▶ _What the task asks_: Give the listing again exactly, omitting its images.

─── Dataset extract

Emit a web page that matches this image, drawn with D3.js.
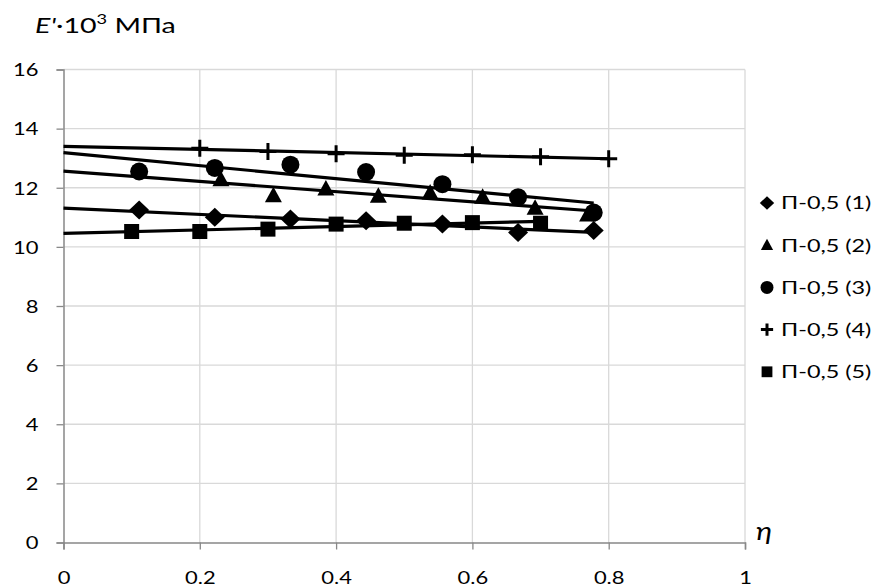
<!DOCTYPE html>
<html>
<head>
<meta charset="utf-8">
<script src="https://cdn.jsdelivr.net/npm/d3@7"></script>
<style>
  html, body { margin: 0; padding: 0; background: #fff; }
  svg { display: block; }
  text { font-family: Lato, "Open Sans", sans-serif; fill: #000; }
</style>
</head>
<body>
<script>
// ---- data ----
const seriesNames = ["П-0,5 (1)", "П-0,5 (2)", "П-0,5 (3)", "П-0,5 (4)", "П-0,5 (5)"];
const symbols = ["diamond", "triangle", "circle", "plus", "square"];
const eta1 = [0.111, 0.222, 0.333, 0.444, 0.556, 0.667, 0.778];
const val1 = [11.25, 11.0, 10.94, 10.88, 10.77, 10.49, 10.55];
const eta2 = [0.231, 0.308, 0.385, 0.462, 0.538, 0.615, 0.692, 0.769];
const val2 = [12.27, 11.73, 11.96, 11.71, 11.82, 11.68, 11.31, 11.08];
const eta3 = [0.111, 0.222, 0.333, 0.444, 0.556, 0.667, 0.778];
const val3 = [12.55, 12.67, 12.78, 12.53, 12.12, 11.68, 11.16];
const eta4 = [0.2, 0.3, 0.4, 0.5, 0.6, 0.7, 0.8];
const val4 = [13.34, 13.23, 13.15, 13.10, 13.12, 13.05, 12.98];
const eta5 = [0.1, 0.2, 0.3, 0.4, 0.5, 0.6, 0.7];
const val5 = [10.52, 10.52, 10.60, 10.77, 10.80, 10.82, 10.80];
const xTicks = [0, 0.2, 0.4, 0.6, 0.8, 1];
const xTickLabels = ["0", "0.2", "0.4", "0.6", "0.8", "1"];
const yTicks = [0, 2, 4, 6, 8, 10, 12, 14, 16];

const etas = [eta1, eta2, eta3, eta4, eta5];
const vals = [val1, val2, val3, val4, val5];

// ---- layout ----
const W = 880, H = 588;
const L = 63.5, R = 745, T = 69.5, B = 542.5;
const SX = 1.22; // horizontal stretch of the reference text

const svg = d3.select("body").append("svg").attr("width", W).attr("height", H);
const x = d3.scaleLinear().domain([0, 1]).range([L, R]);
const y = d3.scaleLinear().domain([0, 16]).range([B, T]);

// gridlines
svg.append("g").selectAll("line").data(yTicks.filter(d => d > 0)).join("line")
  .attr("x1", L).attr("x2", R).attr("y1", d => y(d)).attr("y2", d => y(d))
  .attr("stroke", "#d9d9d9").attr("stroke-width", 1.3);
svg.append("g").selectAll("line").data(xTicks.filter(d => d > 0)).join("line")
  .attr("y1", T).attr("y2", B).attr("x1", d => x(d)).attr("x2", d => x(d))
  .attr("stroke", "#d9d9d9").attr("stroke-width", 1.3);

// axes
const xAxis = d3.axisBottom(x).tickValues(xTicks).tickSize(7).tickFormat((d, i) => xTickLabels[i]);
const gx = svg.append("g").attr("transform", `translate(0,${B})`).call(xAxis);
gx.select(".domain").attr("stroke", "#888").attr("stroke-width", 1.5);
gx.selectAll(".tick line").attr("stroke", "#888").attr("stroke-width", 1.3);
gx.selectAll(".tick text").attr("font-size", 18).attr("dy", 0).attr("y", 0).attr("x", 0)
  .attr("transform", `translate(0,41) scale(${SX},1)`).attr("font-family", "Lato");

const yAxis = d3.axisLeft(y).tickValues(yTicks).tickSize(7);
const gy = svg.append("g").attr("transform", `translate(${L},0)`).call(yAxis);
gy.select(".domain").attr("stroke", "#888").attr("stroke-width", 1.5);
gy.selectAll(".tick line").attr("stroke", "#888").attr("stroke-width", 1.3);
gy.selectAll(".tick text").attr("font-size", 18).attr("dy", "0.35em").attr("x", 0)
  .attr("transform", `translate(-25,0) scale(${SX},1)`).attr("font-family", "Lato");

// trendlines (least squares, forecast back to 0)
function fit(xs, ys) {
  const mx = d3.mean(xs), my = d3.mean(ys);
  let sxy = 0, sxx = 0;
  xs.forEach((v, i) => { sxy += (v - mx) * (ys[i] - my); sxx += (v - mx) * (v - mx); });
  const b = sxy / sxx;
  return { a: my - b * mx, b };
}
const lineGen = d3.line().x(d => x(d[0])).y(d => y(d[1]));
etas.forEach((xs, i) => {
  const f = fit(xs, vals[i]);
  const x1 = d3.max(xs);
  svg.append("path").datum([[0, f.a], [x1, f.a + f.b * x1]])
    .attr("d", lineGen).attr("fill", "none").attr("stroke", "#000").attr("stroke-width", 3.2);
});

// markers
function drawMarker(g, type, cx, cy, s) {
  if (type === "diamond") {
    g.append("path").attr("d", `M${cx},${cy - 9.5 * s}L${cx + 10 * s},${cy}L${cx},${cy + 9.5 * s}L${cx - 10 * s},${cy}Z`).attr("fill", "#000");
  } else if (type === "triangle") {
    g.append("path").attr("d", `M${cx},${cy - 9 * s}L${cx + 8.5 * s},${cy + 6.5 * s}L${cx - 8.5 * s},${cy + 6.5 * s}Z`).attr("fill", "#000");
  } else if (type === "circle") {
    g.append("circle").attr("cx", cx).attr("cy", cy).attr("r", 9 * s).attr("fill", "#000");
  } else if (type === "square") {
    g.append("rect").attr("x", cx - 7.5 * s).attr("y", cy - 7.5 * s).attr("width", 15 * s).attr("height", 15 * s).attr("fill", "#000");
  } else if (type === "plus") {
    g.append("path").attr("d", `M${cx - 8.5 * s},${cy}H${cx + 8.5 * s}M${cx},${cy - 8.5 * s}V${cy + 8.5 * s}`)
      .attr("stroke", "#000").attr("stroke-width", 3).attr("fill", "none");
  }
}
etas.forEach((xs, i) => {
  const g = svg.append("g");
  xs.forEach((v, j) => drawMarker(g, symbols[i], x(v), y(vals[i][j]), 1));
});

// legend
const legRow0 = 203, legStep = 42.2;
seriesNames.forEach((name, i) => {
  const g = svg.append("g");
  const cy = legRow0 + i * legStep;
  drawMarker(g, symbols[i], 767, cy, 0.72);
  g.append("text").attr("x", 0).attr("y", 0).attr("dy", "0.35em")
    .attr("transform", `translate(781,${cy}) scale(1.3,1)`)
    .attr("font-size", 18).text(name);
});

// axis titles
const tt = svg.append("text").attr("x", 0).attr("y", 0).attr("font-size", 22)
  .attr("transform", "translate(35,33) scale(1.3,1)");
tt.append("tspan").attr("font-style", "italic").text("E'");
tt.append("tspan").text("·10");
tt.append("tspan").attr("font-size", 14).attr("dy", -9).text("3");
tt.append("tspan").attr("dy", 9).text(" МПа");

svg.append("text").attr("x", 0).attr("y", 0).attr("font-size", 26)
  .attr("transform", "translate(756,540) scale(1.15,1)")
  .attr("font-style", "italic").text("η");
</script>
</body>
</html>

──────

▶ _Full answer_:
Emit a web page that matches this image, drawn with D3.js.
<!DOCTYPE html>
<html>
<head>
<meta charset="utf-8">
<script src="https://cdn.jsdelivr.net/npm/d3@7"></script>
<style>
  html, body { margin: 0; padding: 0; background: #fff; }
  svg { display: block; }
  text { font-family: Lato, "Open Sans", sans-serif; fill: #000; }
</style>
</head>
<body>
<script>
// ---- data ----
const seriesNames = ["П-0,5 (1)", "П-0,5 (2)", "П-0,5 (3)", "П-0,5 (4)", "П-0,5 (5)"];
const symbols = ["diamond", "triangle", "circle", "plus", "square"];
const eta1 = [0.111, 0.222, 0.333, 0.444, 0.556, 0.667, 0.778];
const val1 = [11.25, 11.0, 10.94, 10.88, 10.77, 10.49, 10.55];
const eta2 = [0.231, 0.308, 0.385, 0.462, 0.538, 0.615, 0.692, 0.769];
const val2 = [12.27, 11.73, 11.96, 11.71, 11.82, 11.68, 11.31, 11.08];
const eta3 = [0.111, 0.222, 0.333, 0.444, 0.556, 0.667, 0.778];
const val3 = [12.55, 12.67, 12.78, 12.53, 12.12, 11.68, 11.16];
const eta4 = [0.2, 0.3, 0.4, 0.5, 0.6, 0.7, 0.8];
const val4 = [13.34, 13.23, 13.15, 13.10, 13.12, 13.05, 12.98];
const eta5 = [0.1, 0.2, 0.3, 0.4, 0.5, 0.6, 0.7];
const val5 = [10.52, 10.52, 10.60, 10.77, 10.80, 10.82, 10.80];
const xTicks = [0, 0.2, 0.4, 0.6, 0.8, 1];
const xTickLabels = ["0", "0.2", "0.4", "0.6", "0.8", "1"];
const yTicks = [0, 2, 4, 6, 8, 10, 12, 14, 16];

const etas = [eta1, eta2, eta3, eta4, eta5];
const vals = [val1, val2, val3, val4, val5];

// ---- layout ----
const W = 880, H = 588;
const L = 63.5, R = 745, T = 69.5, B = 542.5;
const SX = 1.22; // horizontal stretch of the reference text

const svg = d3.select("body").append("svg").attr("width", W).attr("height", H);
const x = d3.scaleLinear().domain([0, 1]).range([L, R]);
const y = d3.scaleLinear().domain([0, 16]).range([B, T]);

// gridlines
svg.append("g").selectAll("line").data(yTicks.filter(d => d > 0)).join("line")
  .attr("x1", L).attr("x2", R).attr("y1", d => y(d)).attr("y2", d => y(d))
  .attr("stroke", "#d9d9d9").attr("stroke-width", 1.3);
svg.append("g").selectAll("line").data(xTicks.filter(d => d > 0)).join("line")
  .attr("y1", T).attr("y2", B).attr("x1", d => x(d)).attr("x2", d => x(d))
  .attr("stroke", "#d9d9d9").attr("stroke-width", 1.3);

// axes
const xAxis = d3.axisBottom(x).tickValues(xTicks).tickSize(7).tickFormat((d, i) => xTickLabels[i]);
const gx = svg.append("g").attr("transform", `translate(0,${B})`).call(xAxis);
gx.select(".domain").attr("stroke", "#888").attr("stroke-width", 1.5);
gx.selectAll(".tick line").attr("stroke", "#888").attr("stroke-width", 1.3);
gx.selectAll(".tick text").attr("font-size", 18).attr("dy", 0).attr("y", 0).attr("x", 0)
  .attr("transform", `translate(0,41) scale(${SX},1)`).attr("font-family", "Lato");

const yAxis = d3.axisLeft(y).tickValues(yTicks).tickSize(7);
const gy = svg.append("g").attr("transform", `translate(${L},0)`).call(yAxis);
gy.select(".domain").attr("stroke", "#888").attr("stroke-width", 1.5);
gy.selectAll(".tick line").attr("stroke", "#888").attr("stroke-width", 1.3);
gy.selectAll(".tick text").attr("font-size", 18).attr("dy", "0.35em").attr("x", 0)
  .attr("transform", `translate(-25,0) scale(${SX},1)`).attr("font-family", "Lato");

// trendlines (least squares, forecast back to 0)
function fit(xs, ys) {
  const mx = d3.mean(xs), my = d3.mean(ys);
  let sxy = 0, sxx = 0;
  xs.forEach((v, i) => { sxy += (v - mx) * (ys[i] - my); sxx += (v - mx) * (v - mx); });
  const b = sxy / sxx;
  return { a: my - b * mx, b };
}
const lineGen = d3.line().x(d => x(d[0])).y(d => y(d[1]));
etas.forEach((xs, i) => {
  const f = fit(xs, vals[i]);
  const x1 = d3.max(xs);
  svg.append("path").datum([[0, f.a], [x1, f.a + f.b * x1]])
    .attr("d", lineGen).attr("fill", "none").attr("stroke", "#000").attr("stroke-width", 3.2);
});

// markers
function drawMarker(g, type, cx, cy, s) {
  if (type === "diamond") {
    g.append("path").attr("d", `M${cx},${cy - 9.5 * s}L${cx + 10 * s},${cy}L${cx},${cy + 9.5 * s}L${cx - 10 * s},${cy}Z`).attr("fill", "#000");
  } else if (type === "triangle") {
    g.append("path").attr("d", `M${cx},${cy - 9 * s}L${cx + 8.5 * s},${cy + 6.5 * s}L${cx - 8.5 * s},${cy + 6.5 * s}Z`).attr("fill", "#000");
  } else if (type === "circle") {
    g.append("circle").attr("cx", cx).attr("cy", cy).attr("r", 9 * s).attr("fill", "#000");
  } else if (type === "square") {
    g.append("rect").attr("x", cx - 7.5 * s).attr("y", cy - 7.5 * s).attr("width", 15 * s).attr("height", 15 * s).attr("fill", "#000");
  } else if (type === "plus") {
    g.append("path").attr("d", `M${cx - 8.5 * s},${cy}H${cx + 8.5 * s}M${cx},${cy - 8.5 * s}V${cy + 8.5 * s}`)
      .attr("stroke", "#000").attr("stroke-width", 3).attr("fill", "none");
  }
}
etas.forEach((xs, i) => {
  const g = svg.append("g");
  xs.forEach((v, j) => drawMarker(g, symbols[i], x(v), y(vals[i][j]), 1));
});

// legend
const legRow0 = 203, legStep = 42.2;
seriesNames.forEach((name, i) => {
  const g = svg.append("g");
  const cy = legRow0 + i * legStep;
  drawMarker(g, symbols[i], 767, cy, 0.72);
  g.append("text").attr("x", 0).attr("y", 0).attr("dy", "0.35em")
    .attr("transform", `translate(781,${cy}) scale(1.3,1)`)
    .attr("font-size", 18).text(name);
});

// axis titles
const tt = svg.append("text").attr("x", 0).attr("y", 0).attr("font-size", 22)
  .attr("transform", "translate(35,33) scale(1.3,1)");
tt.append("tspan").attr("font-style", "italic").text("E'");
tt.append("tspan").text("·10");
tt.append("tspan").attr("font-size", 14).attr("dy", -9).text("3");
tt.append("tspan").attr("dy", 9).text(" МПа");

svg.append("text").attr("x", 0).attr("y", 0).attr("font-size", 26)
  .attr("transform", "translate(756,540) scale(1.15,1)")
  .attr("font-style", "italic").text("η");
</script>
</body>
</html>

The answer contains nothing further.